I screened this movie from the producers in exchange for my honest review. All comments and opinions are entirely my own.

The Synopsis:

Battling his own inner-demons, Jesse (Rusty Joiner: Last Ounce Of Courage, Dodgeball, “Days of Our Lives”) encounters a young, pregnant teen overcome with grief that, after an impulsive abortion, has her family blaming Jesse for more than just her final decision. Jesse’s wife Julia (Jocelyn Cruz: Strike One, This Is Our Time) must come to terms with her own choices and decide if she can support her husband as opposition mounts against him. Comedian Paul Rodriguez also stars as Virgil with James Russo as Pastor Gil.


In Theaters: OCTOBER 7, 2016


Voiceless is a very bold movie, dealing with the constant debate of whether or not abortion is okay and what the church’s responsibility is when regarding this subject.

The actors in this movie are very good in their roles and the storyline is easy to follow because of their acting. However there wasn’t much dialogue to really keep my interest in particular, just a lot of dramatic music scenes flashing the characters’ different actions in how they respond, rather than talking about it.

The story progressed kind of slowly and I found quite a few of the lines to be rather cheesy, however the movie did have a very deep message that had me thinking about it and comparing my life to how I would respond if I were in this situation, and I think that this is what the makers of the movie had wanted to accomplish.

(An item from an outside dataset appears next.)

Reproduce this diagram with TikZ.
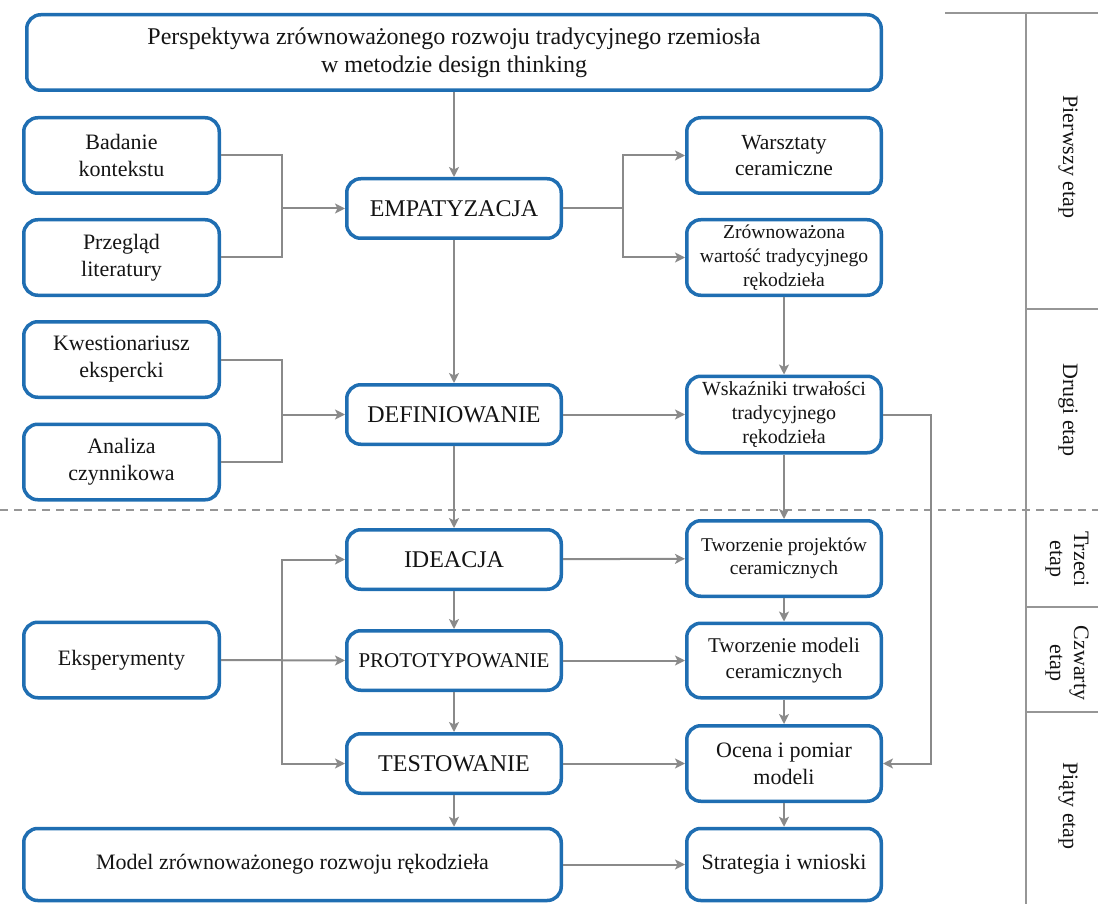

As for content, there are no cuss words, however the intensity of the movie, and a semi-detailed death scene, earned it a PG-13 rating.

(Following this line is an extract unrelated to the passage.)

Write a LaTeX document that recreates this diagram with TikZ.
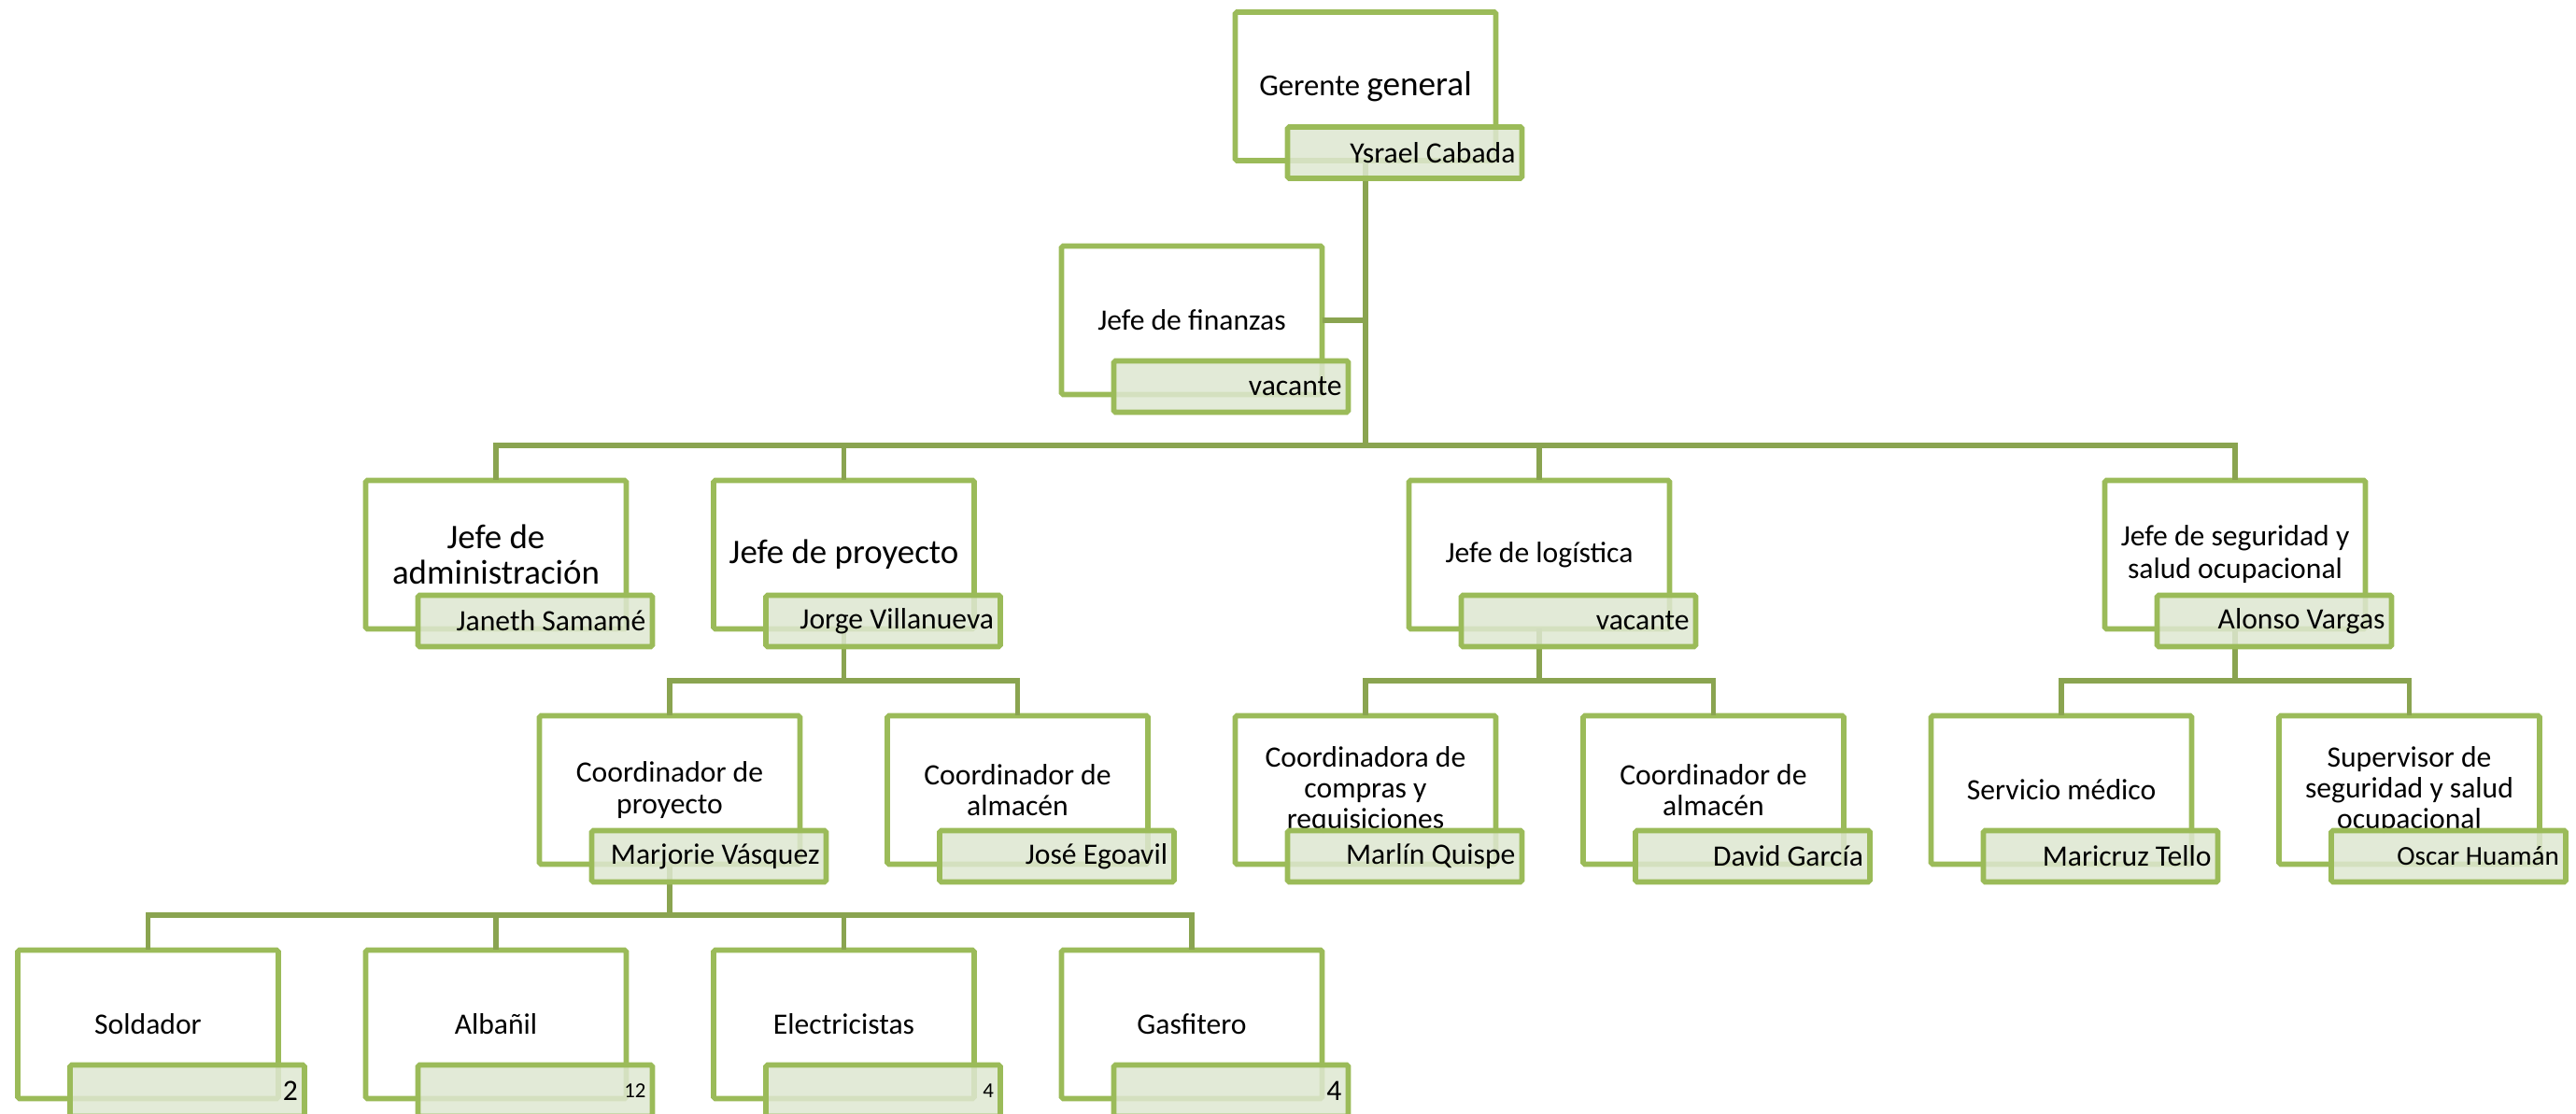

Overall, I was pleased with Voiceless though not totally awestruck by it and therefore give it 3 and half stars out 5, but I do recommend families (especially Christian families who are against abortion) to go and see this movie in theaters when it comes out October 7, 2016. Movies like these take a lot of courage to make and in order for them to get better, they need to have support and know that their fellow Christians want to watch them.